Header Tank Information
One of several "Problems" that a person encounters when an EFI engine is installed into an early Mustang is fuel tank slosh. Late model vehicles either have baffles or a canister type device that surrounds the in-tank pump. This allows it to keep fuel around the fuel pump during acceleration and making turns while the fuel tank is near empty.
Most Mustang enthusiasts use a frame mounted inline fuel pump. These pumps while effective can be noisy and are still susceptible to "sucking air" when the fuel pickup becomes uncovered in the tank. A fellow Ford hobbyist named Ben W, AKA: "Cap't Ben" and myself were discussing this problem one day and were brainstorming a fix for this problem. By chance we came across a Ford Bronco site that dealt with a modified Auxiliary Header tank. This is a self contained tank that houses the high pressure pump, is supplied by a reliable low pressure pump and the return line from the engine. Bronco owners learned that the use of this small tank eliminated the fuel pumps becoming uncovered with fuel during extreme angles encountered while climbing the big stones. We concluded that if it works for the Bronco rock climbing guys it will work on early model EFI converted ponies and other vehicles.
Ben drew up a sketch for a similar tank with measurements for his 1965 convertible & then built three prototypes for testing. The following photos are from the tank installed & tested on my 5.0 and from Ben's EFI car.
This small aluminum box contains a time proven auxiliary fuel pump that keeps the small tank full, The return line from the engine is also connected to the small tank to keep plenty of fuel in the header tank. Then there is a return line to the original tank for unused fuel. The high pressure pump is now installed in the header tank. This helps eliminate fuel pump whine that frame mounted pumps are famous for.
Here are a few shot of the tank installed:
Side view from passenger side. You can see the auxiliary fuel pump & the main 3/8" supply line for the engine.
Second Passenger side view. Here you can see the Auto Zone Auxiliary pump that supplies the header tank. The top line is the main line to the engine. The bottom line to the left is the return/overflow line from the tank. It connects to the modified sending unit.
Here you see the return line to the sending unit on the left side. The line on the right is the return from the "Old" supply line that is now my return line. When a new 22 gallon tank is installed, a small connection nipple will be installed in the tank in this are so the return line to the sending unit will be deleted. This header tank can be installed anywhere you desire. I picked the drivers side just to be close to my engine return line. The mounting hole are drilled through the body of the car and though the outer lip on the fuel tank. Easily accessed in the truck area.
The bottom line is the return line to the fuel tank.

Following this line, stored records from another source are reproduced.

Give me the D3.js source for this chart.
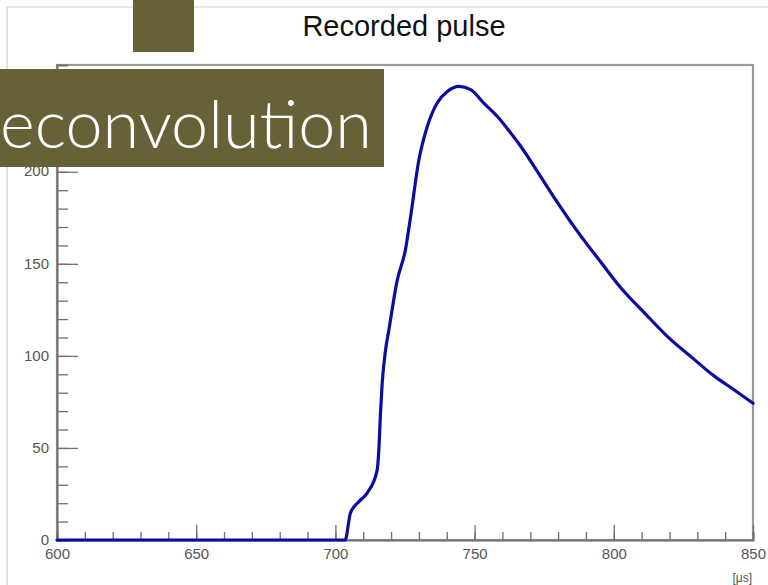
<!DOCTYPE html>
<html>
<head>
<meta charset="utf-8">
<script src="https://cdn.jsdelivr.net/npm/d3@7"></script>
<style>
  html, body { margin: 0; padding: 0; background: #fff; }
  svg { display: block; }
</style>
</head>
<body>
<svg id="chart" width="768" height="585"></svg>
<script>
// ---- data ----
const chartTitle = "Recorded pulse";
const bannerText = "econvolution";
const xUnit = "[μs]";
const xTicks = [600, 650, 700, 750, 800, 850];
const yTicks = [0, 50, 100, 150, 200, 250];
const timeUs = [600, 703.5, 705.4, 708.4, 711.4, 715.0, 715.6, 716.2, 716.8, 718.0, 719.2, 722.2, 725.2, 727.0,
  730.0, 733.0, 736.6, 740.2, 744.4, 748.6, 753.3, 758.2, 762.0, 766.5, 772.0, 778.6, 787.0, 795.3,
  802.5, 810.9, 819.3, 827.7, 836.1, 843.3, 850];
const amplitude = [0, 0, 14.7, 20.8, 25.5, 38, 49, 69, 85, 103, 114, 141, 158, 175.5,
  206.5, 224.6, 237.5, 243.6, 246.4, 244.6, 237.3, 230, 223, 214, 201.5, 186, 167.5, 151,
  137, 123.5, 110.5, 99.6, 89, 81.5, 74.3];
const xDomain = [600, 850];
const yDomain = [0, 258];

// ---- layout ----
const W = 768, H = 585;
const plot = { left: 57, right: 753, top: 65, bottom: 540 };
const svg = d3.select("#chart");

const x = d3.scaleLinear().domain(xDomain).range([plot.left, plot.right]);
const y = d3.scaleLinear().domain(yDomain).range([plot.bottom, plot.top]);

// outer page frame lines
svg.append("line").attr("x1", 7).attr("x2", W).attr("y1", 7).attr("y2", 7)
  .attr("stroke", "#cfcfcf").attr("stroke-width", 1.2);
svg.append("line").attr("x1", 7).attr("x2", 7).attr("y1", 7).attr("y2", H)
  .attr("stroke", "#cfcfcf").attr("stroke-width", 1.2);

// title
svg.append("text").attr("x", 404).attr("y", 36)
  .attr("text-anchor", "middle")
  .attr("font-family", "'Liberation Sans', Arial, sans-serif")
  .attr("font-size", 29).attr("fill", "#111").text(chartTitle);

// plot frame
svg.append("rect").attr("x", plot.left).attr("y", plot.top)
  .attr("width", plot.right - plot.left).attr("height", plot.bottom - plot.top)
  .attr("fill", "none").attr("stroke", "#9a9a9a").attr("stroke-width", 2.2);

const axisColor = "#707070";
const labelColor = "#555";
const fontFam = "'Liberation Sans', Arial, sans-serif";

// x axis (ticks pointing up, inside)
const xMinor = d3.range(600, 851, 10);
const xAxis = d3.axisBottom(x).tickValues(xMinor).tickSize(-8).tickFormat("");
const gx = svg.append("g").attr("transform", `translate(0,${plot.bottom})`).call(xAxis);
gx.selectAll("line").attr("stroke", axisColor).attr("stroke-width", 1.3);
gx.select(".domain").attr("stroke", axisColor).attr("stroke-width", 2);
const xMajor = d3.axisBottom(x).tickValues(xTicks).tickSize(-15).tickFormat(d3.format("d"));
const gx2 = svg.append("g").attr("transform", `translate(0,${plot.bottom})`).call(xMajor);
gx2.select(".domain").remove();
gx2.selectAll("line").attr("stroke", axisColor).attr("stroke-width", 1.3);
gx2.selectAll("text").attr("font-family", fontFam).attr("font-size", 15).attr("fill", labelColor)
  .attr("y", 8).attr("dy", "0.71em");

// y axis (ticks pointing right, inside)
const yMinor = d3.range(0, 259, 10);
const yAxis = d3.axisLeft(y).tickValues(yMinor).tickSize(-11).tickFormat("");
const gy = svg.append("g").attr("transform", `translate(${plot.left},0)`).call(yAxis);
gy.selectAll("line").attr("stroke", axisColor).attr("stroke-width", 1.3);
gy.select(".domain").attr("stroke", axisColor).attr("stroke-width", 2);
const yMajor = d3.axisLeft(y).tickValues(yTicks).tickSize(-21).tickFormat(d3.format("d"));
const gy2 = svg.append("g").attr("transform", `translate(${plot.left},0)`).call(yMajor);
gy2.select(".domain").remove();
gy2.selectAll("line").attr("stroke", axisColor).attr("stroke-width", 1.3);
gy2.selectAll("text").attr("font-family", fontFam).attr("font-size", 15).attr("fill", labelColor)
  .attr("x", -8).attr("dy", "0.28em");

// unit label
svg.append("text").attr("x", 752).attr("y", 582).attr("text-anchor", "end")
  .attr("font-family", fontFam).attr("font-size", 12).attr("fill", labelColor).text(xUnit);

// pulse curve
const pts = timeUs.map((t, i) => [t, amplitude[i]]);
const line = d3.line().x(d => x(d[0])).y(d => y(d[1])).curve(d3.curveMonotoneX);
svg.append("path").datum(pts).attr("d", line)
  .attr("fill", "none").attr("stroke", "#0c0ca0").attr("stroke-width", 3.2)
  .attr("stroke-linejoin", "round").attr("stroke-linecap", "round");

// overlay banners (slide decoration)
const olive = "#676137";
svg.append("rect").attr("x", 133).attr("y", 0).attr("width", 61).attr("height", 52).attr("fill", olive);
svg.append("rect").attr("x", 0).attr("y", 69).attr("width", 384).attr("height", 98).attr("fill", olive);
const bt = svg.append("text").attr("x", 0).attr("y", 148)
  .attr("font-family", "Lato, 'Open Sans', 'Liberation Sans', sans-serif")
  .attr("font-weight", 300).attr("font-size", 68).attr("fill", "#fff").text(bannerText);
const len = bt.node().getComputedTextLength();
bt.attr("font-size", 68 * 372 / len);
</script>
</body>
</html>
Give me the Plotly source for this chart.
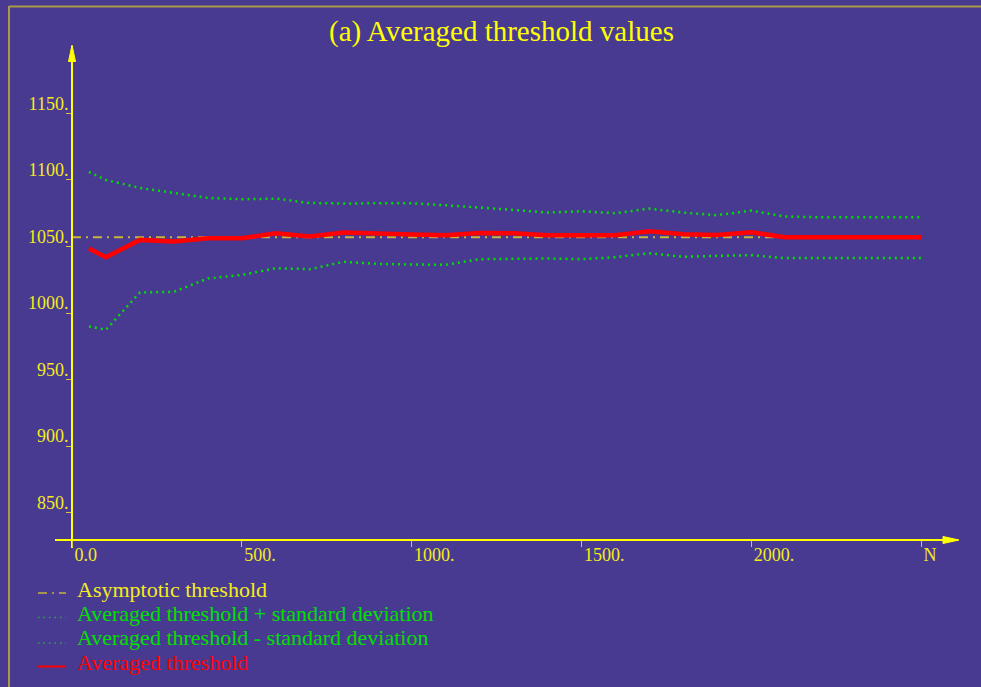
import plotly.graph_objects as go

# ---------------- data ----------------
N = [50, 100, 200, 300, 400, 500, 600, 700, 800, 900, 1000, 1100, 1200,
     1300, 1400, 1500, 1600, 1700, 1800, 1900, 2000, 2100, 2200, 2300, 2400, 2500]
avg = [1048.5, 1042, 1055, 1053.7, 1056.2, 1056.2, 1060, 1057.5, 1060.5, 1059.5,
       1059, 1058.5, 1060.2, 1060, 1058.5, 1058.5, 1058.5, 1061.5, 1059.2, 1058.7,
       1060.7, 1057, 1057, 1057, 1057, 1057]
upper = [1106, 1100, 1094, 1090.3, 1086.5, 1085.5, 1086, 1082.7, 1082.3, 1082.5,
         1082.5, 1081, 1079.5, 1077.5, 1075.5, 1076.5, 1075, 1078.5, 1075.5, 1073.5,
         1077, 1072.5, 1072, 1072, 1072, 1072]
lower = [990, 987.5, 1015.5, 1016, 1026, 1028.7, 1033.7, 1033, 1038.5, 1037,
         1036.5, 1036.3, 1040.5, 1041, 1041, 1040.5, 1042, 1045, 1042.3, 1043,
         1043.5, 1041.3, 1041.3, 1041.3, 1041.3, 1041.3]
asym_x = [0, 2500]
asym_y = [1057, 1057]

x_tickvals = [0, 500, 1000, 1500, 2000, 2500]
x_ticktext = ["0.0", "500.", "1000.", "1500.", "2000.", "N"]
y_tickvals = [850, 900, 950, 1000, 1050, 1100, 1150]
y_ticktext = ["850.", "900.", "950.", "1000.", "1050.", "1100.", "1150."]

title_text = "(a) Averaged threshold values"
legend_labels = ["Asymptotic threshold",
                 "Averaged threshold + standard deviation",
                 "Averaged threshold - standard deviation",
                 "Averaged threshold"]

# ---------------- style ----------------
W, H = 981, 687
BG = "#483a91"
YEL = "#ffff00"
YEL_TXT = "#f4ec1c"
ASYM = "#c8b43c"
GREEN = "#00e000"
RED = "#ff0000"
FRAME = "#a89a46"
FONT = "Liberation Serif"


def X(px):
    return px / W


def Y(py):
    return 1 - py / H


fig = go.Figure()
fig.add_trace(go.Scatter(x=asym_x, y=asym_y, mode="lines",
                         line=dict(color=ASYM, width=2, dash="9px,5px,2px,5px"),
                         name=legend_labels[0]))
fig.add_trace(go.Scatter(x=N, y=upper, mode="lines",
                         line=dict(color=GREEN, width=2.5, dash="2px,4px"),
                         name=legend_labels[1]))
fig.add_trace(go.Scatter(x=N, y=lower, mode="lines",
                         line=dict(color=GREEN, width=2.5, dash="2px,4px"),
                         name=legend_labels[2]))
fig.add_trace(go.Scatter(x=N, y=avg, mode="lines",
                         line=dict(color=RED, width=4.5),
                         name=legend_labels[3]))

shapes = []
# frame
shapes.append(dict(type="line", xref="paper", yref="paper", x0=X(9), x1=X(9), y0=Y(6), y1=Y(H),
                   line=dict(color=FRAME, width=2)))
shapes.append(dict(type="line", xref="paper", yref="paper", x0=X(9), x1=X(W + 5), y0=Y(6.5), y1=Y(6.5),
                   line=dict(color=FRAME, width=2)))
# arrow heads
shapes.append(dict(type="path", xref="paper", yref="paper",
                   path=f"M {X(72)},{Y(45)} L {X(68.5)},{Y(61.5)} L {X(75.5)},{Y(61.5)} Z",
                   fillcolor=YEL, line=dict(color=YEL, width=1)))
shapes.append(dict(type="path", xref="paper", yref="paper",
                   path=f"M {X(959)},{Y(540)} L {X(943)},{Y(536.5)} L {X(943)},{Y(543.5)} Z",
                   fillcolor=YEL, line=dict(color=YEL, width=1)))

# legend samples
leg_y = [593, 617.5, 643, 666.5]
leg_styles = [dict(color=ASYM, width=1.5, dash="9px,5px,2px,5px"),
              dict(color="#30a060", width=1.5, dash="1.5px,4px"),
              dict(color="#30a060", width=1.5, dash="1.5px,4px"),
              dict(color=RED, width=2)]
for yy, st in zip(leg_y, leg_styles):
    shapes.append(dict(type="line", xref="paper", yref="paper", x0=X(38), x1=X(66),
                       y0=Y(yy), y1=Y(yy), line=st))

annotations = [dict(text=title_text, xref="paper", yref="paper", x=X(501), y=Y(31),
                    xanchor="center", yanchor="middle", showarrow=False,
                    font=dict(family=FONT, size=29, color=YEL))]
leg_text_y = [589, 613, 637, 662]
leg_colors = [YEL_TXT, GREEN, GREEN, RED]
for lab, yy, c in zip(legend_labels, leg_text_y, leg_colors):
    annotations.append(dict(text=lab, xref="paper", yref="paper", x=X(75), y=Y(yy),
                            xanchor="left", yanchor="middle", showarrow=False,
                            font=dict(family=FONT, size=22, color=c)))

fig.update_layout(
    width=W, height=H,
    margin=dict(l=0, r=0, t=0, b=0),
    paper_bgcolor=BG, plot_bgcolor=BG,
    showlegend=False,
    shapes=shapes,
    annotations=annotations,
    xaxis=dict(domain=[X(55), X(958)], range=[-50.06, 2608.95],
               anchor="free", position=Y(540),
               showline=True, linecolor=YEL, linewidth=2,
               ticks="outside", ticklen=6, tickwidth=1, tickcolor="#d8c840",
               tickvals=x_tickvals, ticktext=x_ticktext,
               ticklabelposition="outside right", ticklabelshift=1, ticklabelstandoff=-2,
               tickfont=dict(family=FONT, size=18, color=YEL_TXT),
               showgrid=False, zeroline=False, fixedrange=True),
    yaxis=dict(domain=[Y(548), Y(46)], range=[823.6, 1200.6],
               anchor="free", position=X(72),
               showline=True, linecolor=YEL, linewidth=2,
               ticks="outside", ticklen=5, tickwidth=1, tickcolor="#d8c840",
               tickvals=y_tickvals, ticktext=y_ticktext,
               ticklabelposition="outside top", ticklabelstandoff=-1, ticklabelshift=3,
               tickfont=dict(family=FONT, size=18, color=YEL_TXT),
               showgrid=False, zeroline=False, fixedrange=True),
)

fig.write_html("out.html")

A small section of 3/8" tubing was soldered in adjacent to the original supply tube on the fuel gauge. A wire tie added to tie the new return line and the original supply line (Inside the tank) added additional support for the newly soldered in tubing.
Cool rear disk brake upgrade. Check out this link for details: http://www.ultrastang.com
Here are some of the photos of the tank while under development:
This top view shows the High pressure fuel pump installed, The small fitting on the right top is the return from the engine, The fitting on the left that is above the auxiliary pump is the overflow back to the original tank.
The low-pressure pump (Far right, gold in color) is from Auto Zone, part # E8016S and the Auto Zone part # for the fuel pump strainer which goes on the bottom of the Mustang in tank pump is # FS111. Any fuel pump for a Fox body EFI engine will work. I have the 255lph unit on mine.
Top view shows the lid welded on with the center cutout. This allows for the final lid to mount to the six threaded holes. The final lid's shape has been redesigned & is visible in a photo is further down.
This is a side view showing how the auxiliary pump and wiring setup.
This is the current style lid. With the ears on the outside of the tank it allows for closer mounting to the fuel tank.
This is a view from Ben's car. Note the new position for the auxiliary fuel pump and also the second line soldered in adjacent to the original fuel supply line.
The body of the tank is a one piece extruded aluminum square tubing. The overall dimensions are 7"D x 6"L x 3"W. The lid & base is constructed with 1/4" aluminum.
The fuel lines can be adjusted to meet the fuel requirements for your vehicle. While 1/4" & 5/16" are fine for a stock motor I stepped up to 3/8" line for a modified motor.
Various brass fittings that had the appropriate size compression fittings. All receiving holes in the box are 1/4" or 1/8" pipe thread.